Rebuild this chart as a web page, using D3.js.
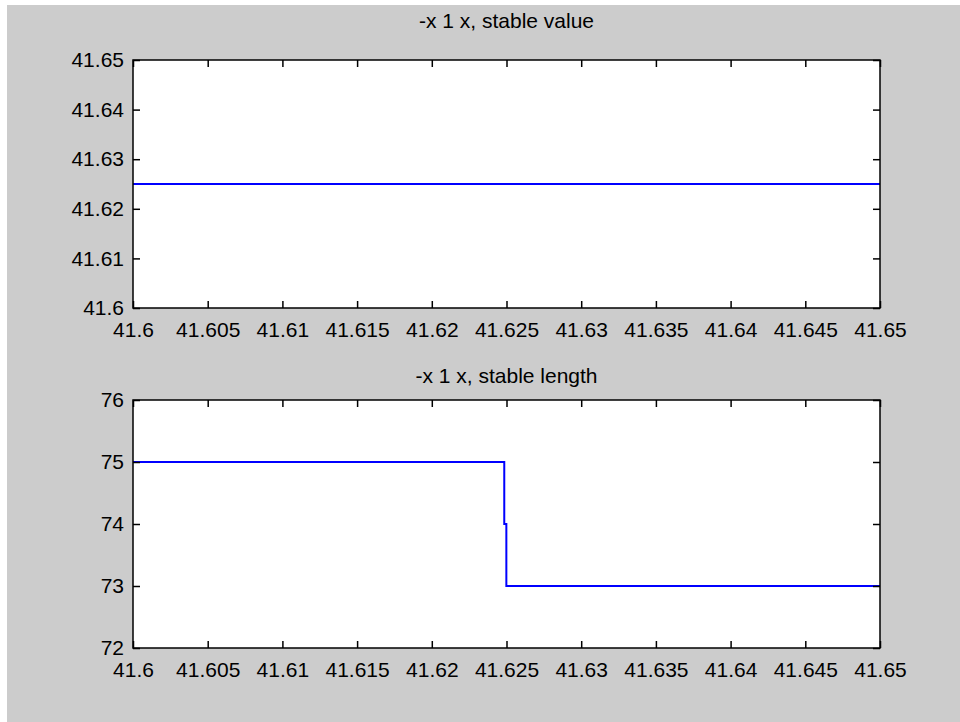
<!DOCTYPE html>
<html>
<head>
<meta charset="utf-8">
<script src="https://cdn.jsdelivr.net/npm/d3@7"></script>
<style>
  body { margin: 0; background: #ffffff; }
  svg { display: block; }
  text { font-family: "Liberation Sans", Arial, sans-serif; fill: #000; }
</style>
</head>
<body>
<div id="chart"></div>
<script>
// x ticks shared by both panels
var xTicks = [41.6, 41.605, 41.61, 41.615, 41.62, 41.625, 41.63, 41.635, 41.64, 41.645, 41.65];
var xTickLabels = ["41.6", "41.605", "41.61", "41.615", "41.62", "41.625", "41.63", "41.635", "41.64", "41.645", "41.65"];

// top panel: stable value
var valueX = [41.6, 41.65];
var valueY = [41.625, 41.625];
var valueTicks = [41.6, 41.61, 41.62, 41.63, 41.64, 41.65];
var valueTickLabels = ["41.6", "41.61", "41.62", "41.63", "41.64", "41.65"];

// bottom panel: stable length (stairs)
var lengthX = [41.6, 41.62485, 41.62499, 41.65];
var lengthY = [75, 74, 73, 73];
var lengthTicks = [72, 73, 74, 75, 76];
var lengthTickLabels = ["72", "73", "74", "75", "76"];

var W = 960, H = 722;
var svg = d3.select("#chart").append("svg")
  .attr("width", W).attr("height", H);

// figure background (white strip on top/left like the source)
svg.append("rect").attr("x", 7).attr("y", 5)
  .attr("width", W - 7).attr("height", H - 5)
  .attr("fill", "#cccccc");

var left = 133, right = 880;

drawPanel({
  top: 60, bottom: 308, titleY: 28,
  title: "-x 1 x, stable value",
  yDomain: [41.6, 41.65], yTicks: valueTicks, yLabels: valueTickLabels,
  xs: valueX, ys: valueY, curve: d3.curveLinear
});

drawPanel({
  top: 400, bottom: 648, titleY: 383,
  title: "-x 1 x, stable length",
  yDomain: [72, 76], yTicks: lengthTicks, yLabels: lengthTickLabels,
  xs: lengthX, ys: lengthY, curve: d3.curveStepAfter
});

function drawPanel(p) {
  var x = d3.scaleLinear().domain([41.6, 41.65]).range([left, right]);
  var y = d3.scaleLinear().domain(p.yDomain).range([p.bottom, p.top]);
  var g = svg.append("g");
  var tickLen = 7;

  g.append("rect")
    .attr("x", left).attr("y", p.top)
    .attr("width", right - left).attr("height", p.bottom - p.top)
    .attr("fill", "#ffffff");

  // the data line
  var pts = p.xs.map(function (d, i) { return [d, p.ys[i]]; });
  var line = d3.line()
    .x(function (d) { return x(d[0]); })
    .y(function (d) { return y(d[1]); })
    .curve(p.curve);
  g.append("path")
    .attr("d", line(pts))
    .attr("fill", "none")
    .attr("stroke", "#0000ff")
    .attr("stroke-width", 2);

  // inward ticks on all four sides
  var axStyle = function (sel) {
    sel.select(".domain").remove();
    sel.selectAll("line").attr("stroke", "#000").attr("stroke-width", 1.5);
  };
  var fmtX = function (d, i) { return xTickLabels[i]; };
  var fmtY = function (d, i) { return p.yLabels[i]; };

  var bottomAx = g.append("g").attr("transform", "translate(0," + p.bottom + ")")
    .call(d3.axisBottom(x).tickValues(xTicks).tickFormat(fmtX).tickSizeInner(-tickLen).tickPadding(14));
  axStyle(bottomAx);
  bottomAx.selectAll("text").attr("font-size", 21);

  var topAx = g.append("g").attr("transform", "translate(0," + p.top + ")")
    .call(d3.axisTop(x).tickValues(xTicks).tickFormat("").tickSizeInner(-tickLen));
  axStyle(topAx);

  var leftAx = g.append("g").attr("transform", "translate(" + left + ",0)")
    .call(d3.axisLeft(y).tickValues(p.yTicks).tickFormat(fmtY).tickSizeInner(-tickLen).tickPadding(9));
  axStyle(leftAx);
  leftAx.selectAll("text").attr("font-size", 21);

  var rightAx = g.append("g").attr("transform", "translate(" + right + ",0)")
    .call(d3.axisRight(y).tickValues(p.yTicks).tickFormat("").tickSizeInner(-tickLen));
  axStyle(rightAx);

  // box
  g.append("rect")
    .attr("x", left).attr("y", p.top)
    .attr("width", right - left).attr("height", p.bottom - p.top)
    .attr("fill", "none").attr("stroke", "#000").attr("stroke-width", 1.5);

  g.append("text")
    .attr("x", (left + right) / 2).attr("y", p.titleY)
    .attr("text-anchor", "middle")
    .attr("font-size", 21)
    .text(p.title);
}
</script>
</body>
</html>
************
[STATED TASK] Write out the whole listing again, exactly, with no pictures.

[OUTPUT FOR THIS TASK]
Rebuild this chart as a web page, using D3.js.
<!DOCTYPE html>
<html>
<head>
<meta charset="utf-8">
<script src="https://cdn.jsdelivr.net/npm/d3@7"></script>
<style>
  body { margin: 0; background: #ffffff; }
  svg { display: block; }
  text { font-family: "Liberation Sans", Arial, sans-serif; fill: #000; }
</style>
</head>
<body>
<div id="chart"></div>
<script>
// x ticks shared by both panels
var xTicks = [41.6, 41.605, 41.61, 41.615, 41.62, 41.625, 41.63, 41.635, 41.64, 41.645, 41.65];
var xTickLabels = ["41.6", "41.605", "41.61", "41.615", "41.62", "41.625", "41.63", "41.635", "41.64", "41.645", "41.65"];

// top panel: stable value
var valueX = [41.6, 41.65];
var valueY = [41.625, 41.625];
var valueTicks = [41.6, 41.61, 41.62, 41.63, 41.64, 41.65];
var valueTickLabels = ["41.6", "41.61", "41.62", "41.63", "41.64", "41.65"];

// bottom panel: stable length (stairs)
var lengthX = [41.6, 41.62485, 41.62499, 41.65];
var lengthY = [75, 74, 73, 73];
var lengthTicks = [72, 73, 74, 75, 76];
var lengthTickLabels = ["72", "73", "74", "75", "76"];

var W = 960, H = 722;
var svg = d3.select("#chart").append("svg")
  .attr("width", W).attr("height", H);

// figure background (white strip on top/left like the source)
svg.append("rect").attr("x", 7).attr("y", 5)
  .attr("width", W - 7).attr("height", H - 5)
  .attr("fill", "#cccccc");

var left = 133, right = 880;

drawPanel({
  top: 60, bottom: 308, titleY: 28,
  title: "-x 1 x, stable value",
  yDomain: [41.6, 41.65], yTicks: valueTicks, yLabels: valueTickLabels,
  xs: valueX, ys: valueY, curve: d3.curveLinear
});

drawPanel({
  top: 400, bottom: 648, titleY: 383,
  title: "-x 1 x, stable length",
  yDomain: [72, 76], yTicks: lengthTicks, yLabels: lengthTickLabels,
  xs: lengthX, ys: lengthY, curve: d3.curveStepAfter
});

function drawPanel(p) {
  var x = d3.scaleLinear().domain([41.6, 41.65]).range([left, right]);
  var y = d3.scaleLinear().domain(p.yDomain).range([p.bottom, p.top]);
  var g = svg.append("g");
  var tickLen = 7;

  g.append("rect")
    .attr("x", left).attr("y", p.top)
    .attr("width", right - left).attr("height", p.bottom - p.top)
    .attr("fill", "#ffffff");

  // the data line
  var pts = p.xs.map(function (d, i) { return [d, p.ys[i]]; });
  var line = d3.line()
    .x(function (d) { return x(d[0]); })
    .y(function (d) { return y(d[1]); })
    .curve(p.curve);
  g.append("path")
    .attr("d", line(pts))
    .attr("fill", "none")
    .attr("stroke", "#0000ff")
    .attr("stroke-width", 2);

  // inward ticks on all four sides
  var axStyle = function (sel) {
    sel.select(".domain").remove();
    sel.selectAll("line").attr("stroke", "#000").attr("stroke-width", 1.5);
  };
  var fmtX = function (d, i) { return xTickLabels[i]; };
  var fmtY = function (d, i) { return p.yLabels[i]; };

  var bottomAx = g.append("g").attr("transform", "translate(0," + p.bottom + ")")
    .call(d3.axisBottom(x).tickValues(xTicks).tickFormat(fmtX).tickSizeInner(-tickLen).tickPadding(14));
  axStyle(bottomAx);
  bottomAx.selectAll("text").attr("font-size", 21);

  var topAx = g.append("g").attr("transform", "translate(0," + p.top + ")")
    .call(d3.axisTop(x).tickValues(xTicks).tickFormat("").tickSizeInner(-tickLen));
  axStyle(topAx);

  var leftAx = g.append("g").attr("transform", "translate(" + left + ",0)")
    .call(d3.axisLeft(y).tickValues(p.yTicks).tickFormat(fmtY).tickSizeInner(-tickLen).tickPadding(9));
  axStyle(leftAx);
  leftAx.selectAll("text").attr("font-size", 21);

  var rightAx = g.append("g").attr("transform", "translate(" + right + ",0)")
    .call(d3.axisRight(y).tickValues(p.yTicks).tickFormat("").tickSizeInner(-tickLen));
  axStyle(rightAx);

  // box
  g.append("rect")
    .attr("x", left).attr("y", p.top)
    .attr("width", right - left).attr("height", p.bottom - p.top)
    .attr("fill", "none").attr("stroke", "#000").attr("stroke-width", 1.5);

  g.append("text")
    .attr("x", (left + right) / 2).attr("y", p.titleY)
    .attr("text-anchor", "middle")
    .attr("font-size", 21)
    .text(p.title);
}
</script>
</body>
</html>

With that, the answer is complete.